§ Data shown
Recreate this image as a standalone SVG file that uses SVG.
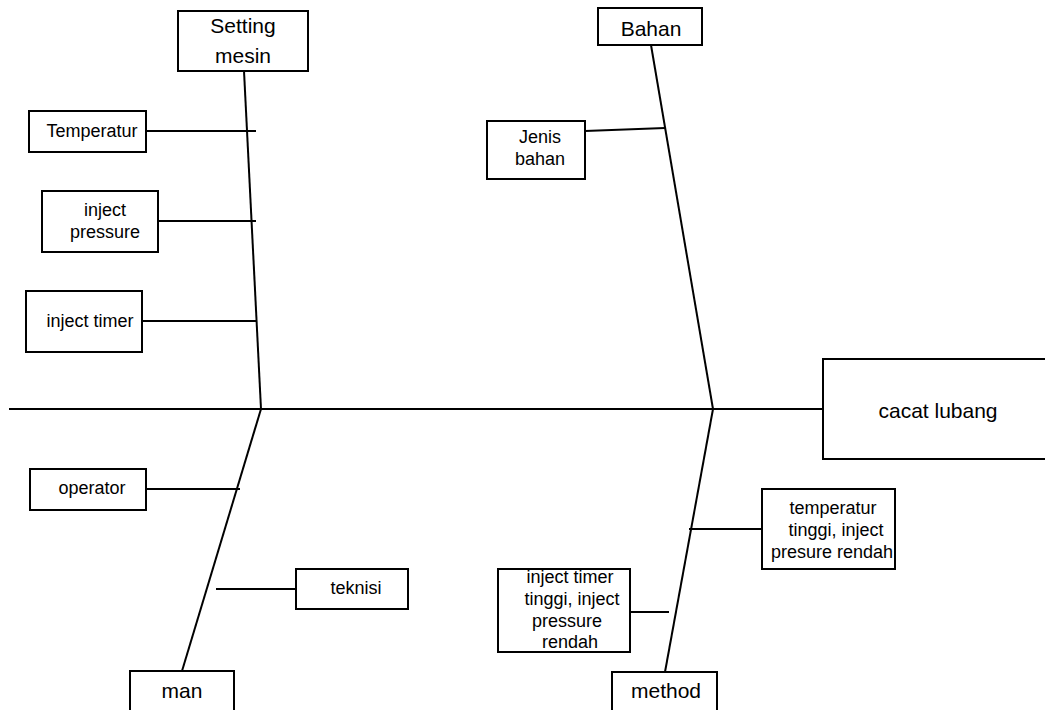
<svg xmlns="http://www.w3.org/2000/svg" width="1045" height="710" viewBox="0 0 1045 710">
<style>
.box{fill:#fff;stroke:#000;stroke-width:2}
.ln{stroke:#000;stroke-width:2;fill:none}
.big{font-family:"Liberation Sans",Arial,sans-serif;font-size:21px;fill:#000;text-anchor:middle}
.sm{font-family:"Liberation Sans",Arial,sans-serif;font-size:18px;fill:#000;text-anchor:middle}
</style>
<rect width="1045" height="710" fill="#fff"/>
<g id="connectors">
<line class="ln" x1="9" y1="409" x2="823" y2="409"/>
<line class="ln" x1="244" y1="71" x2="261" y2="409"/>
<line class="ln" x1="651" y1="45" x2="713" y2="409"/>
<line class="ln" x1="261" y1="409" x2="182" y2="671"/>
<line class="ln" x1="713" y1="409" x2="665" y2="672"/>
<line class="ln" x1="146" y1="131" x2="256" y2="131"/>
<line class="ln" x1="158" y1="221" x2="256" y2="221"/>
<line class="ln" x1="142" y1="321" x2="257" y2="321"/>
<line class="ln" x1="585" y1="131" x2="665" y2="128"/>
<line class="ln" x1="146" y1="489" x2="240" y2="489"/>
<line class="ln" x1="216" y1="589" x2="296" y2="589"/>
<line class="ln" x1="689" y1="529" x2="762" y2="529"/>
<line class="ln" x1="630" y1="612" x2="669" y2="612"/>
</g>
<g id="setting-mesin">
<rect class="box" x="178" y="11" width="130" height="60"/>
<text class="big" x="243" y="33">Setting</text>
<text class="big" x="243" y="63">mesin</text>
</g>
<g id="bahan">
<rect class="box" x="598" y="8" width="104" height="37"/>
<text class="big" x="651" y="36">Bahan</text>
</g>
<g id="cacat-lubang">
<rect class="box" x="823" y="359" width="230" height="100"/>
<text class="big" x="938" y="418">cacat lubang</text>
</g>
<g id="temperatur">
<rect class="box" x="29" y="111" width="117" height="41"/>
<text class="sm" x="92" y="137">Temperatur</text>
</g>
<g id="inject-pressure">
<rect class="box" x="42" y="191" width="116" height="61"/>
<text class="sm" x="105" y="216">inject</text>
<text class="sm" x="105" y="238">pressure</text>
</g>
<g id="inject-timer">
<rect class="box" x="26" y="291" width="116" height="61"/>
<text class="sm" x="90" y="327">inject timer</text>
</g>
<g id="jenis-bahan">
<rect class="box" x="487" y="121" width="98" height="58"/>
<text class="sm" x="540" y="143">Jenis</text>
<text class="sm" x="540" y="165">bahan</text>
</g>
<g id="operator">
<rect class="box" x="30" y="469" width="116" height="41"/>
<text class="sm" x="92" y="494">operator</text>
</g>
<g id="teknisi">
<rect class="box" x="296" y="569" width="112" height="40"/>
<text class="sm" x="356" y="594">teknisi</text>
</g>
<g id="man">
<rect class="box" x="130" y="671" width="104" height="45"/>
<text class="big" x="182" y="698">man</text>
</g>
<g id="method">
<rect class="box" x="612" y="672" width="105" height="45"/>
<text class="big" x="666" y="698">method</text>
</g>
<g id="temperatur-tinggi">
<rect class="box" x="762" y="489" width="133" height="80"/>
<text class="sm" x="833" y="514">temperatur</text>
<text class="sm" x="836" y="536">tinggi, inject</text>
<text class="sm" x="832" y="558">presure rendah</text>
</g>
<g id="inject-timer-tinggi">
<rect class="box" x="498" y="569" width="132" height="83"/>
<text class="sm" x="570" y="583">inject timer</text>
<text class="sm" x="572" y="605">tinggi, inject</text>
<text class="sm" x="567" y="627">pressure</text>
<text class="sm" x="570" y="648">rendah</text>
</g>
</svg>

§ Your task
Write out each line of the data exactly; the images should be left out.

§ In response
Recreate this image as a standalone SVG file that uses SVG.
<svg xmlns="http://www.w3.org/2000/svg" width="1045" height="710" viewBox="0 0 1045 710">
<style>
.box{fill:#fff;stroke:#000;stroke-width:2}
.ln{stroke:#000;stroke-width:2;fill:none}
.big{font-family:"Liberation Sans",Arial,sans-serif;font-size:21px;fill:#000;text-anchor:middle}
.sm{font-family:"Liberation Sans",Arial,sans-serif;font-size:18px;fill:#000;text-anchor:middle}
</style>
<rect width="1045" height="710" fill="#fff"/>
<g id="connectors">
<line class="ln" x1="9" y1="409" x2="823" y2="409"/>
<line class="ln" x1="244" y1="71" x2="261" y2="409"/>
<line class="ln" x1="651" y1="45" x2="713" y2="409"/>
<line class="ln" x1="261" y1="409" x2="182" y2="671"/>
<line class="ln" x1="713" y1="409" x2="665" y2="672"/>
<line class="ln" x1="146" y1="131" x2="256" y2="131"/>
<line class="ln" x1="158" y1="221" x2="256" y2="221"/>
<line class="ln" x1="142" y1="321" x2="257" y2="321"/>
<line class="ln" x1="585" y1="131" x2="665" y2="128"/>
<line class="ln" x1="146" y1="489" x2="240" y2="489"/>
<line class="ln" x1="216" y1="589" x2="296" y2="589"/>
<line class="ln" x1="689" y1="529" x2="762" y2="529"/>
<line class="ln" x1="630" y1="612" x2="669" y2="612"/>
</g>
<g id="setting-mesin">
<rect class="box" x="178" y="11" width="130" height="60"/>
<text class="big" x="243" y="33">Setting</text>
<text class="big" x="243" y="63">mesin</text>
</g>
<g id="bahan">
<rect class="box" x="598" y="8" width="104" height="37"/>
<text class="big" x="651" y="36">Bahan</text>
</g>
<g id="cacat-lubang">
<rect class="box" x="823" y="359" width="230" height="100"/>
<text class="big" x="938" y="418">cacat lubang</text>
</g>
<g id="temperatur">
<rect class="box" x="29" y="111" width="117" height="41"/>
<text class="sm" x="92" y="137">Temperatur</text>
</g>
<g id="inject-pressure">
<rect class="box" x="42" y="191" width="116" height="61"/>
<text class="sm" x="105" y="216">inject</text>
<text class="sm" x="105" y="238">pressure</text>
</g>
<g id="inject-timer">
<rect class="box" x="26" y="291" width="116" height="61"/>
<text class="sm" x="90" y="327">inject timer</text>
</g>
<g id="jenis-bahan">
<rect class="box" x="487" y="121" width="98" height="58"/>
<text class="sm" x="540" y="143">Jenis</text>
<text class="sm" x="540" y="165">bahan</text>
</g>
<g id="operator">
<rect class="box" x="30" y="469" width="116" height="41"/>
<text class="sm" x="92" y="494">operator</text>
</g>
<g id="teknisi">
<rect class="box" x="296" y="569" width="112" height="40"/>
<text class="sm" x="356" y="594">teknisi</text>
</g>
<g id="man">
<rect class="box" x="130" y="671" width="104" height="45"/>
<text class="big" x="182" y="698">man</text>
</g>
<g id="method">
<rect class="box" x="612" y="672" width="105" height="45"/>
<text class="big" x="666" y="698">method</text>
</g>
<g id="temperatur-tinggi">
<rect class="box" x="762" y="489" width="133" height="80"/>
<text class="sm" x="833" y="514">temperatur</text>
<text class="sm" x="836" y="536">tinggi, inject</text>
<text class="sm" x="832" y="558">presure rendah</text>
</g>
<g id="inject-timer-tinggi">
<rect class="box" x="498" y="569" width="132" height="83"/>
<text class="sm" x="570" y="583">inject timer</text>
<text class="sm" x="572" y="605">tinggi, inject</text>
<text class="sm" x="567" y="627">pressure</text>
<text class="sm" x="570" y="648">rendah</text>
</g>
</svg>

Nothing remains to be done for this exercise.